We must ensure creating a community of belonging is a responsibility we all share, not the purview of one office or unit. We support the success of all students. We engage with entire communities. We welcome divergent perspectives. We are committed to constructive discourse. Our structure and organization must reflect those commitments. 

The Office for Institutional Diversity will be disbanded. Units previously in the Office for Institutional Diversity will be transitioned to other offices that support the entire institution, including a new office — the Office for Community Relations. Examples include:

  • The MLK Center will be in the Office for Student Success, which supports all student initiatives.
  • UK’s public radio station, WUKY, will be in the Office for Community Relations.
  • The university’s lifelong learning programs, such as the Donovan Scholars, will be in the Office for Community Relations.
  • The Center for Graduate and Professional Diversity Initiatives will evolve under UK HealthCare.

Colleges and units will work with members of our community whose titles include diversity officer to better recognize what I heard from so many — that their efforts support all members of a college or unit. We have good and dedicated people doing important work. They serve the entire community; their job descriptions and their efforts should reflect that commitment.

To be clear, we are not eliminating jobs. There is much to accomplish throughout our institution. On any given day, there are more than 2,000 positions open. We have roles to play and needs to be met. And we must keep that talent and skill, which exists throughout our campus, so that we honor the principle of how we help everyone on this campus — as members of one community — succeed.

We will not mandate diversity training centrally or at the college or unit level. We also will not place required diversity statements in hiring and application processes. Many feel that mandatory trainings are not as effective and that diversity statements don’t speak to actions.

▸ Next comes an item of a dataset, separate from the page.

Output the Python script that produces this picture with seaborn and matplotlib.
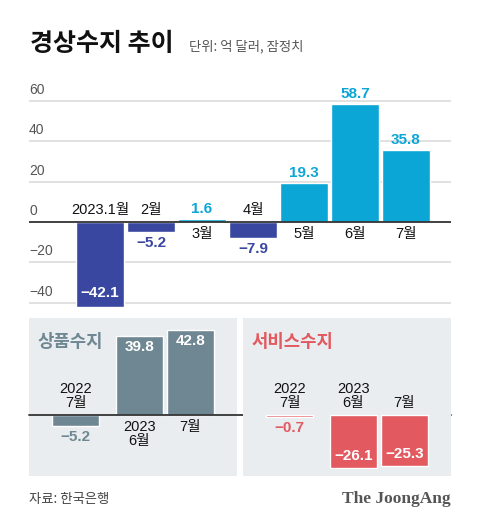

We will be impartial facilitators as an institution of broad perspectives. When we take a position, as an institution, on a partisan or political issue, we threaten the ability of everyone in our community to feel a sense of belonging and an opportunity to join the debate. Institutional policies will make clear that we will be impartial on current events, reserving official statements for issues that directly and broadly impact our community.

Websites will be free of political positions as a way of ensuring impartiality. We will eliminate statements that imply that the institution or unit has an official view on a current event.

This should in no way be construed as impinging upon academic freedom. Faculty decide what to teach as part of formal instruction and where discovery should take them as scholars in their areas of expertise. That means both scholar and student encountering difficult and challenging ideas together, pushing each other to toward deeper understanding, while maintaining a sense of mutual respect.

At the same time, a campus open to everyone — in how we heal, teach, serve and discover — is how we will advance Kentucky. Where there are barriers to those efforts, or questions about what we do, we must find ways to address them — openly, honestly and transparently.

I am confident that we will continue to find ways to make Kentucky stronger by answering simple but profoundly important questions: Did we care? Were we fair? Did we give all a fair shot? Thank you for being a community that always answers yes.